Fausto, bebe de la sangre de Pandur
Tomaz Pandur ha ofrecido siempre grandes espectáculos a la cartelera teatral española. Además, siempre se ha arriesgado con grandes autores, Dante, Shakespeare, Eurípides,… Ahora se enfrenta a Goethe y a su complicado Fausto, obra que el autor tardó 60 años en escribir. El propio texto no es teatral en sí mismo, es un poema dramático concebido más para ser leído que representado, por lo cual la adaptación supone mayor complicación. Aún así Pandur se enfrenta a este texto con un estilo único.
El deseo de Fausto es sencillo, la necesidad de conocimiento, de saber más.
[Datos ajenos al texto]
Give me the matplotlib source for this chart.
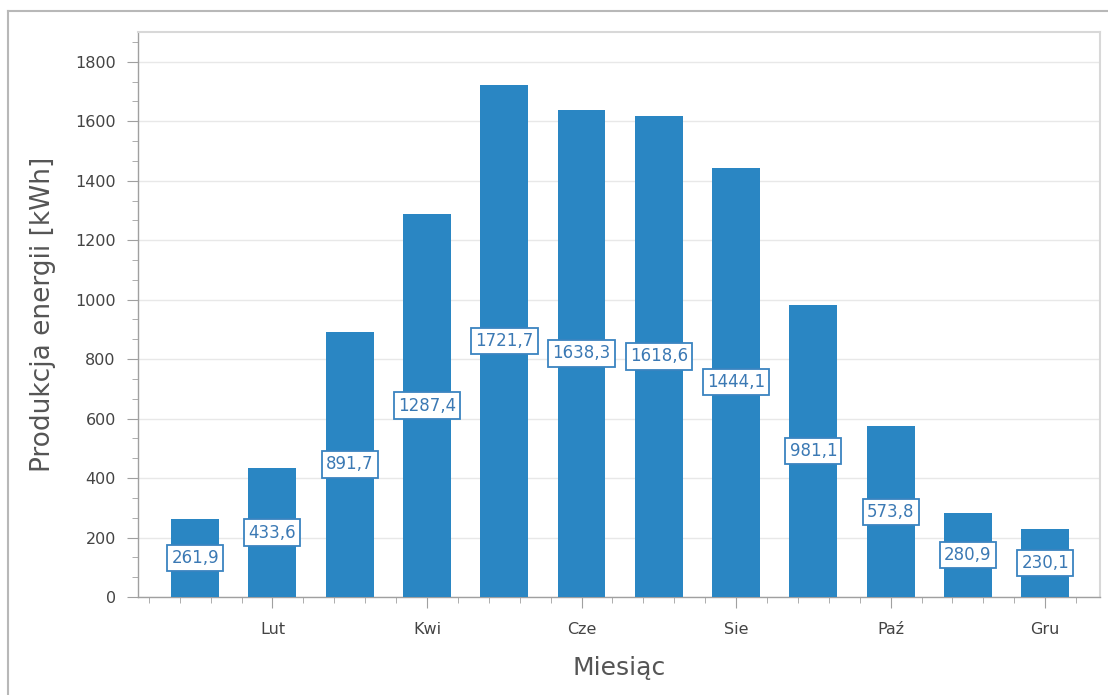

Ese impulso lo lleva a vender su alma al diablo, una venta con sangre. Una de sus primeras frases en un monólogo desgarrador, “anhelo la muerte, detesto la vida”, dan muestra de la angustia que sufre el personaje. Por lo tanto, cuando aparece en escena la familia del mal, el diablo y su séquito, poco más puede importarle a Fausto que tratar de conseguir lo que desea. Sin embargo, a raíz de todo esto, comienza una vorágine de momentos estéticamente espectaculares pero dramatúrgicamente inciertos ya que el espectador logra entenderlos individualmente pero no como un todo. Y ese es su principal fallo.
La estética de Pandur es clara, tonos grises y un toque de rojo. Su espectacularidad escénica es irremediablemente atractiva, pero en Fausto todo esto vence al argumento y a la continuidad de la historia. Tras la venta del alma al diablo, suceden una serie de acontecimientos sin un hilo argumental claro y que juegan con la teatralidad y a veces no todo vale en escena. Y más cuando te lo dejan claro. “Hemos introducido este momento audiovisual que, aunque no tiene nada que ver con la historia, al autor le parece relevante”. Por lo menos, te avisan. Un momento cinematográfico que aísla y saca de la historia al espectador que ya se encontraba un poco perdido. Innecesario para una obra de casi tres horas de duración.
Nada negativo se puede decir de los actores, que entregan su cuerpo y corazón a Pandur, tanto como Fausto a su diablo. Roberto Enríquez rebosa energía y potencia en la voz, Victor Clavijo, a pesar de que se incorporó a los ensayos semanas antes del estreno, se apodera de la escena en su saber estar y en sus movimientos, Emilio Gavira cautiva, incienso en mano, Ana Wagener le aporta un punto de locura divertido a la Sra. Mefistófeles. Mención especial a los más jóvenes del reparto, Pablo Rivero construye un niño con cuerpo de hombre que acapara todas las miradas con solo estar presente, habla sin hablar, y Marina Salas es ese tipo de actriz menuda que saca fuerza de las entrañas, sobre todo en esa escena en la que se empapa hasta los poros de la piel. Sin embargo, no me acaban de convencer los empleados de Mefistófeles ya que su presencia sólo aporta a nivel estético y escénico, poco a la propia historia. Aunque tengo que destacar el impactante momento musical de Alberto Frías.
Tomaz Pandur vuelve a florecer como un pintor de la escena, su impacto escénico es fascinante. Consigue remover los sentidos y las emociones, aunque a veces no sepamos porqué. Tanto el vestuario como la creatividad a la hora de contar las escenas son indudablemente identificativos de su obra. Bicicletas, escaleras, máscaras antigás, globos, un piano, agua,… Todo aporta y comunica algo al espectador… pero quizá hace olvidar que estamos ante una obra de teatro y nos pierde en el argumento. Fausto gana al diablo igual que la estética de Pandur puede con la historia de Goethe.